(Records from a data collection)
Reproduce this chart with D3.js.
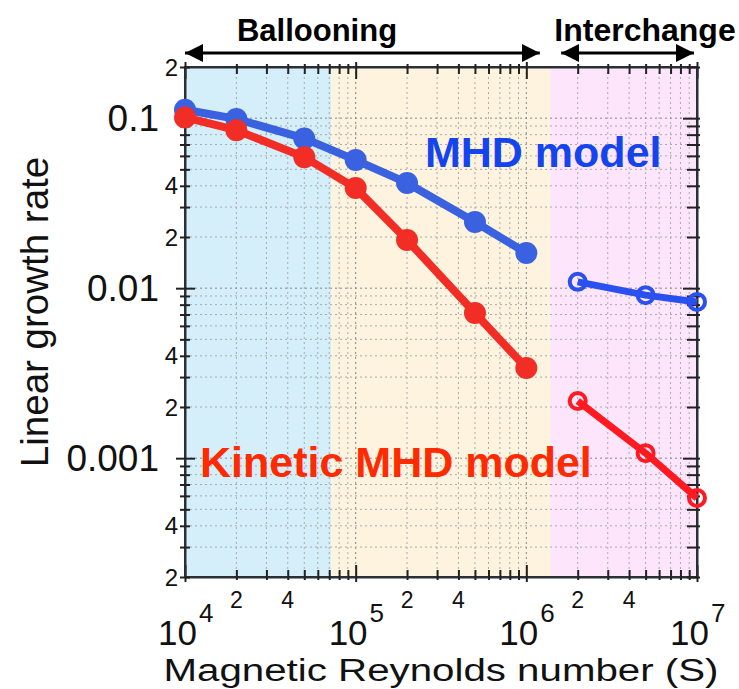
<!DOCTYPE html>
<html>
<head>
<meta charset="utf-8">
<script src="https://cdn.jsdelivr.net/npm/d3@7"></script>
<style>
  body { margin: 0; background: #fff; }
  text { font-family: "Liberation Sans", Arial, Helvetica, sans-serif; }
</style>
</head>
<body>
<script>
// data
var sFilled = [1e4, 2e4, 5e4, 1e5, 2e5, 5e5, 1e6];
var mhdFilled = [0.112, 0.099, 0.076, 0.0567, 0.0416, 0.0245, 0.0161];
var kinFilled = [0.101, 0.085, 0.059, 0.0388, 0.0192, 0.00714, 0.00339];
var sOpen = [2e6, 5e6, 1e7];
var mhdOpen = [0.0109, 0.0091, 0.0083];
var kinOpen = [0.00217, 0.00107, 0.000583];

// shaded regimes
var regionEdges = [1e4, 7.2e4, 1.38e6, 1e7];
var regionColors = ["#d4eefa", "#fdf3df", "#fde6fb"];

// tick labels
var xMajorVals = [1e4, 1e5, 1e6, 1e7];
var xMajorExp = ["4", "5", "6", "7"];
var xMinorVals = [2e4, 4e4, 2e5, 4e5, 2e6, 4e6];
var xMinorText = ["2", "4", "2", "4", "2", "4"];
var yLabelVals = [0.2, 0.1, 0.04, 0.02, 0.01, 0.004, 0.002, 0.001, 0.0004, 0.0002];
var yLabelText = ["2", "0.1", "4", "2", "0.01", "4", "2", "0.001", "4", "2"];

// set the dimensions and margins of the graph
var margin = {top: 67, right: 42, bottom: 112, left: 185},
    width = 739 - margin.left - margin.right,
    height = 689 - margin.top - margin.bottom;

var blue = "#3a62e0", red = "#f22d25";

var x = d3.scaleLog().domain([1e4, 1e7]).range([0, width]);
var y = d3.scaleLog().domain([2e-4, 0.2]).range([height, 0]);

var svg = d3.select("body").append("svg")
    .attr("width", 739)
    .attr("height", 689);

var g = svg.append("g")
    .attr("transform", "translate(" + margin.left + "," + margin.top + ")");

// background bands
g.selectAll(".band")
    .data(regionColors)
  .enter().append("rect")
    .attr("x", function(d, i) { return x(regionEdges[i]); })
    .attr("width", function(d, i) { return x(regionEdges[i + 1]) - x(regionEdges[i]); })
    .attr("y", 0)
    .attr("height", height)
    .attr("fill", function(d) { return d; });

var xTicks = x.ticks();
var yTicks = y.ticks();
var isMajor = function(v) { return Math.abs(Math.log10(v) - Math.round(Math.log10(v))) < 1e-6; };

// dotted grid
g.selectAll(".vgrid")
    .data(xTicks.filter(function(d) { return d > 1e4 && d < 1e7; }))
  .enter().append("line")
    .attr("x1", function(d) { return x(d); })
    .attr("x2", function(d) { return x(d); })
    .attr("y1", 0).attr("y2", height)
    .attr("stroke", function(d) { return isMajor(d) ? "#888" : "#aaa"; })
    .attr("stroke-width", 1)
    .attr("stroke-dasharray", "2,3");

g.selectAll(".hgrid")
    .data(yTicks.filter(function(d) { return d > 2.01e-4 && d < 0.199; }))
  .enter().append("line")
    .attr("y1", function(d) { return y(d); })
    .attr("y2", function(d) { return y(d); })
    .attr("x1", 0).attr("x2", width)
    .attr("stroke", function(d) { return isMajor(d) ? "#888" : "#aaa"; })
    .attr("stroke-width", 1)
    .attr("stroke-dasharray", "2,3");

// frame
g.append("rect")
    .attr("width", width).attr("height", height)
    .attr("fill", "none").attr("stroke", "#2b2f36").attr("stroke-width", 2);

// axes (ticks only, labels added below)
var axisColor = "#222";
var bottomAxis = g.append("g").attr("transform", "translate(0," + height + ")")
    .call(d3.axisBottom(x).tickValues(xTicks).tickFormat("").tickSizeOuter(0));
bottomAxis.selectAll(".tick line")
    .attr("y1", function(d) { return isMajor(d) ? 5 : 3; })
    .attr("y2", function(d) { return isMajor(d) ? -12 : -7; });

var topAxis = g.append("g")
    .call(d3.axisTop(x).tickValues(xTicks).tickFormat("").tickSizeOuter(0));
topAxis.selectAll(".tick line")
    .attr("y1", function(d) { return isMajor(d) ? -5 : -3; })
    .attr("y2", function(d) { return isMajor(d) ? 12 : 7; });

var leftAxis = g.append("g")
    .call(d3.axisLeft(y).tickValues(yTicks).tickFormat("").tickSizeOuter(0));
leftAxis.selectAll(".tick line")
    .attr("x1", function(d) { return isMajor(d) ? 10 : 5; })
    .attr("x2", function(d) { return isMajor(d) ? -9 : -5; });

var rightAxis = g.append("g").attr("transform", "translate(" + width + ",0)")
    .call(d3.axisRight(y).tickValues(yTicks).tickFormat("").tickSizeOuter(0));
rightAxis.selectAll(".tick line")
    .attr("x1", function(d) { return isMajor(d) ? -14 : -10; })
    .attr("x2", 3);

g.selectAll(".domain").attr("stroke", "#2b2f36").attr("stroke-width", 2);
g.selectAll(".tick line").attr("stroke", axisColor).attr("stroke-width", 2);

// y tick labels
g.selectAll(".ylab")
    .data(yLabelVals)
  .enter().append("text")
    .attr("x", function(d, i) { return yLabelText[i].length > 1 ? -26 : -7; })
    .attr("y", function(d) { return y(d); })
    .attr("dy", "0.36em")
    .attr("text-anchor", "end")
    .style("font-size", function(d, i) { return yLabelText[i].length > 1 ? "37px" : "24px"; })
    .style("fill", "#111")
    .text(function(d, i) { return yLabelText[i]; });

// x tick labels
g.selectAll(".xlab")
    .data(xMinorVals)
  .enter().append("text")
    .attr("x", function(d) { return x(d); })
    .attr("y", height + 31)
    .attr("text-anchor", "middle")
    .style("font-size", "23px")
    .style("fill", "#111")
    .text(function(d, i) { return xMinorText[i]; });

// powers of ten, superscript as a tspan
var majorLab = g.selectAll(".xmaj")
    .data(xMajorVals)
  .enter().append("text")
    .attr("x", function(d) { return x(d) - 27; })
    .attr("y", height + 68)
    .style("font-size", "35px")
    .style("fill", "#111");
majorLab.append("tspan").text("10");
majorLab.append("tspan")
    .attr("dx", 2)
    .attr("dy", -23)
    .style("font-size", "26px")
    .text(function(d, i) { return xMajorExp[i]; });

// lines and markers
var line = d3.line()
    .x(function(d) { return x(d[0]); })
    .y(function(d) { return y(d[1]); });

function drawSeries(xs, ys, color, open) {
  var pts = xs.map(function(v, i) { return [v, ys[i]]; });
  g.append("path")
      .datum(pts)
      .attr("d", line)
      .attr("fill", "none")
      .attr("stroke", color)
      .attr("stroke-width", open ? 7 : 8)
      .attr("stroke-linejoin", "round");
  g.selectAll(null)
      .data(pts)
    .enter().append("circle")
      .attr("cx", function(d) { return x(d[0]); })
      .attr("cy", function(d) { return y(d[1]); })
      .attr("r", open ? 8 : 11)
      .attr("fill", open ? "none" : color)
      .attr("stroke", open ? color : "none")
      .attr("stroke-width", 4);
}

drawSeries(sFilled, mhdFilled, blue, false);
drawSeries(sFilled, kinFilled, red, false);
drawSeries(sOpen, mhdOpen, "#2b50f0", true);
drawSeries(sOpen, kinOpen, "#ff1a22", true);

// model labels
svg.append("text")
    .attr("x", 425).attr("y", 167)
    .style("font-size", "43px").style("font-weight", "bold")
    .style("fill", "#1444ee")
    .text("MHD model");
svg.append("text")
    .attr("x", 200).attr("y", 477)
    .style("font-size", "43px").style("font-weight", "bold")
    .style("fill", "#ff2a00")
    .text("Kinetic MHD model");

// regime arrows
var defs = svg.append("defs");
defs.append("marker")
    .attr("id", "ah")
    .attr("viewBox", "0 0 10 10")
    .attr("refX", 10).attr("refY", 5)
    .attr("markerWidth", 6).attr("markerHeight", 6)
    .attr("markerUnits", "strokeWidth")
    .attr("orient", "auto-start-reverse")
  .append("path")
    .attr("d", "M0,0 L10,5 L0,10 Z")
    .attr("fill", "#000");

var arrows = [
  {a: 1e4, b: 1.2e6, label: "Ballooning", cx: 317, size: 31},
  {a: 1.6e6, b: 9.6e6, label: "Interchange", cx: 645, size: 32}
];
arrows.forEach(function(d) {
  svg.append("line")
      .attr("x1", margin.left + x(d.a)).attr("x2", margin.left + x(d.b))
      .attr("y1", 53).attr("y2", 53)
      .attr("stroke", "#000").attr("stroke-width", 3)
      .attr("marker-start", "url(#ah)")
      .attr("marker-end", "url(#ah)");
  svg.append("text")
      .attr("x", d.cx).attr("y", 41)
      .attr("text-anchor", "middle")
      .style("font-size", d.size + "px").style("font-weight", "bold")
      .text(d.label);
});

// axis titles
svg.append("text")
    .attr("x", 441).attr("y", 681)
    .attr("text-anchor", "middle")
    .attr("textLength", 555)
    .attr("lengthAdjust", "spacingAndGlyphs")
    .style("font-size", "31px")
    .style("fill", "#111")
    .text("Magnetic Reynolds number (S)");

svg.append("text")
    .attr("transform", "translate(48,312) rotate(-90)")
    .attr("text-anchor", "middle")
    .style("font-size", "38.5px")
    .style("fill", "#111")
    .text("Linear growth rate");
</script>
</body>
</html>
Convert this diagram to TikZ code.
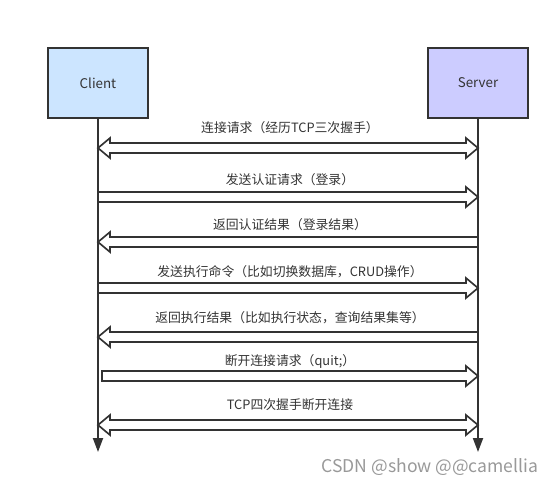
\documentclass[tikz,border=0pt]{standalone}
\usepackage{fontspec}
\setmainfont{Noto Sans CJK SC}
\usepackage{xcolor}
\usepackage{tikz}
\usetikzlibrary{arrows.meta, calc, positioning}

\definecolor{linegray}{HTML}{333333}
\definecolor{clientblue}{HTML}{CCE5FF}
\definecolor{serverblue}{HTML}{CCCCFF}

\begin{document}
\begin{tikzpicture}[
    x=0.02cm, y=-0.02cm,
    actor/.style={rectangle, draw=linegray, line width=1.1pt, minimum width=2cm, minimum height=1.4cm, text centered, font=\fontsize{7.6}{9}\selectfont, text=linegray},
    life/.style={draw=linegray, line width=1.1pt, -{Triangle[length=0.28cm, width=0.2cm]}},
    msg/.style={draw=linegray, line width=0.95pt, fill=white, line join=miter},
    lbl/.style={font=\fontsize{7.3}{9}\selectfont, text=linegray, inner sep=1pt},
    fatright/.style={msg, to path={let \p1=(\tikztostart), \p2=(\tikztotarget) in
        (\x1,{\y1+0.1cm}) -- ({\x2-0.24cm},{\y1+0.1cm}) -- ({\x2-0.24cm},{\y1+0.2cm}) -- (\x2,\y1)
        -- ({\x2-0.24cm},{\y1-0.2cm}) -- ({\x2-0.24cm},{\y1-0.1cm}) -- (\x1,{\y1-0.1cm}) -- cycle}},
    fatleft/.style={msg, to path={let \p1=(\tikztostart), \p2=(\tikztotarget) in
        (\x1,{\y1+0.1cm}) -- ({\x2+0.24cm},{\y1+0.1cm}) -- ({\x2+0.24cm},{\y1+0.2cm}) -- (\x2,\y1)
        -- ({\x2+0.24cm},{\y1-0.2cm}) -- ({\x2+0.24cm},{\y1-0.1cm}) -- (\x1,{\y1-0.1cm}) -- cycle}},
    fatboth/.style={msg, to path={let \p1=(\tikztostart), \p2=(\tikztotarget) in
        (\x1,\y1) -- ({\x1+0.24cm},{\y1+0.2cm}) -- ({\x1+0.24cm},{\y1+0.1cm}) -- ({\x2-0.24cm},{\y1+0.1cm})
        -- ({\x2-0.24cm},{\y1+0.2cm}) -- (\x2,\y1) -- ({\x2-0.24cm},{\y1-0.2cm}) -- ({\x2-0.24cm},{\y1-0.1cm})
        -- ({\x1+0.24cm},{\y1-0.1cm}) -- ({\x1+0.24cm},{\y1-0.2cm}) -- cycle}}
]
    \useasboundingbox (0,0) rectangle (560,485);

    \node[actor, fill=clientblue] (client) at (98,83) {Client};
    \node[actor, fill=serverblue] (server) at (478,83) {Server};

    \coordinate (cend) at (98,452);
    \coordinate (send) at (478,452);
    \draw[life] (client) -- (cend);
    \draw[life] (server) -- (send);

    % anchor points of the messages on both lifelines
    \foreach \i/\y in {1/148, 2/197, 3/242, 4/288, 5/337, 6/376, 7/425} {
        \coordinate (c\i) at (client |- 0,\y);
        \coordinate (s\i) at (server |- 0,\y);
    }

    \draw[fatboth] (c1) to (s1);
    \draw[fatright] (c2) to (s2);
    \draw[fatleft] (s3) to (c3);
    \draw[fatright] (c4) to (s4);
    \draw[fatleft] (s5) to (c5);
    \draw[fatright] ([xshift=0.08cm]c6) to (s6);
    \draw[fatboth] (c7) to (s7);

    \node[lbl] (l1) at (290,128) {连接请求（经历TCP三次握手）};
    \node[lbl] (l2) at (290,180) {发送认证请求（登录）};
    \node[lbl] (l3) at (290,225) {返回认证结果（登录结果）};
    \node[lbl] (l4) at (290,272) {发送执行命令（比如切换数据库，CRUD操作）};
    \node[lbl] (l5) at (290,318) {返回执行结果（比如执行状态，查询结果集等）};
    \node[lbl] (l6) at (290,361) {断开连接请求（quit;）};
    \node[lbl] (l7) at (290,405) {TCP四次握手断开连接};

    \node[font=\fontsize{10}{12}\selectfont, text=gray!80] (mark) at (430,467) {CSDN @show @@camellia};
\end{tikzpicture}
\end{document}
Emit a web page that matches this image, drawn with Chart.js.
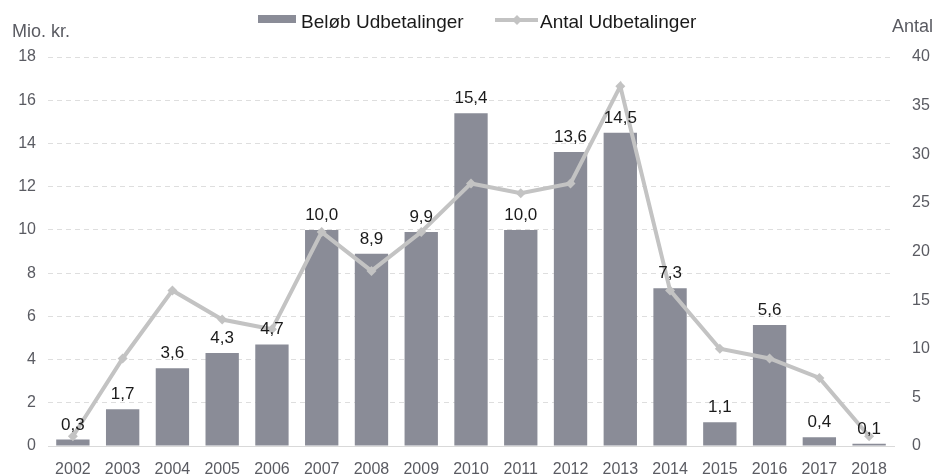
<!DOCTYPE html>
<html><head><meta charset="utf-8">
<script src="https://cdn.jsdelivr.net/npm/chart.js@4"></script>
<style>html,body{margin:0;padding:0;background:#fff;}#wrap{width:939px;height:476px;position:relative;}</style>
</head><body><div id="wrap"><canvas id="c" width="939" height="476"></canvas></div>
<script>
const years = ['2002','2003','2004','2005','2006','2007','2008','2009','2010','2011','2012','2013','2014','2015','2016','2017','2018'];
const amountMio = [0.3,1.7,3.6,4.3,4.7,10.0,8.9,9.9,15.4,10.0,13.6,14.5,7.3,1.1,5.6,0.4,0.1];
const countPayments = [1,9,16,13,12,22,18,22,27,26,27,37,16,10,9,7,1];
const leftTicks = [0,2,4,6,8,10,12,14,16,18];
const rightTicks = [0,5,10,15,20,25,30,35,40];
const seriesNames = ['Beløb Udbetalinger','Antal Udbetalinger'];
const axisTitles = ['Mio. kr.','Antal'];

const FONT = '"Liberation Sans", Arial, sans-serif';
const BAR = '#8a8c97';
const LINE = '#c3c3c3';
const TICK = '#5a5b62';

const overlay = {
  id: 'overlay',
  afterDatasetsDraw(chart) {
    const ctx = chart.ctx;
    const meta = chart.getDatasetMeta(1);
    ctx.save();
    ctx.fillStyle = '#1a1a1a';
    ctx.font = '17px ' + FONT;
    ctx.textAlign = 'center';
    ctx.textBaseline = 'alphabetic';
    meta.data.forEach((bar, i) => {
      const v = amountMio[i];
      ctx.fillText(v.toFixed(1).replace('.', ','), bar.x, bar.y - 10);
    });
    ctx.restore();
  },
  afterDraw(chart) {
    const ctx = chart.ctx;
    ctx.save();
    ctx.fillStyle = TICK;
    ctx.font = '18px ' + FONT;
    ctx.textBaseline = 'alphabetic';
    ctx.textAlign = 'left';
    ctx.fillText(axisTitles[0], 12, 37);
    ctx.textAlign = 'right';
    ctx.fillText(axisTitles[1], 933, 32);
    ctx.fillStyle = BAR;
    ctx.fillRect(258, 15, 38, 8);
    ctx.fillStyle = '#1a1a1a';
    ctx.font = '19px ' + FONT;
    ctx.textAlign = 'left';
    ctx.fillText(seriesNames[0], 301, 28);
    ctx.strokeStyle = LINE;
    ctx.lineWidth = 4;
    ctx.beginPath(); ctx.moveTo(495, 20); ctx.lineTo(538, 20); ctx.stroke();
    ctx.fillStyle = LINE;
    ctx.beginPath(); ctx.moveTo(517, 15); ctx.lineTo(522, 20); ctx.lineTo(517, 25); ctx.lineTo(512, 20); ctx.closePath(); ctx.fill();
    ctx.fillStyle = '#1a1a1a';
    ctx.fillText(seriesNames[1], 540, 28);
    ctx.restore();
  }
};

new Chart(document.getElementById('c'), {
  data: {
    labels: years,
    datasets: [
      { type: 'line', label: seriesNames[1], data: countPayments, yAxisID: 'y1', order: 0,
        borderColor: LINE, backgroundColor: LINE, borderWidth: 4, pointStyle: 'rectRot',
        pointRadius: 5, pointBackgroundColor: LINE, pointBorderColor: LINE, pointBorderWidth: 0, tension: 0 },
      { type: 'bar', label: seriesNames[0], data: amountMio, yAxisID: 'y', order: 1,
        backgroundColor: BAR, barPercentage: 0.67, categoryPercentage: 1 }
    ]
  },
  options: {
    responsive: false, animation: false, devicePixelRatio: 1,
    layout: { padding: { top: 57, left: 0, right: 0, bottom: 0 } },
    plugins: { legend: { display: false }, tooltip: { enabled: false } },
    scales: {
      x: {
        grid: { display: false, drawTicks: false },
        border: { display: true, color: '#d9d9d9', width: 1 },
        ticks: { color: TICK, font: { family: FONT, size: 16 }, padding: 14, maxRotation: 0, autoSkip: false },
        afterFit(s) { s.height = 30; }
      },
      y: {
        position: 'left', min: 0, max: 18,
        grid: { color: '#dedede', drawTicks: false, lineWidth: 1 },
        border: { display: false, dash: [5, 4] },
        afterBuildTicks(s) { s.ticks = leftTicks.map(v => ({ value: v })); },
        ticks: { color: TICK, font: { family: FONT, size: 16 }, padding: 12 },
        afterFit(s) { s.width = 48; }
      },
      y1: {
        position: 'right', min: 0, max: 40,
        grid: { display: false, drawTicks: false },
        border: { display: false },
        afterBuildTicks(s) { s.ticks = rightTicks.map(v => ({ value: v })); },
        ticks: { color: TICK, font: { family: FONT, size: 16 }, padding: 18 },
        afterFit(s) { s.width = 45; }
      }
    }
  },
  plugins: [overlay]
});
</script></body></html>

Set problem: Each line that holds the string "with" counts once; give the total and nothing else.

Correct result: 2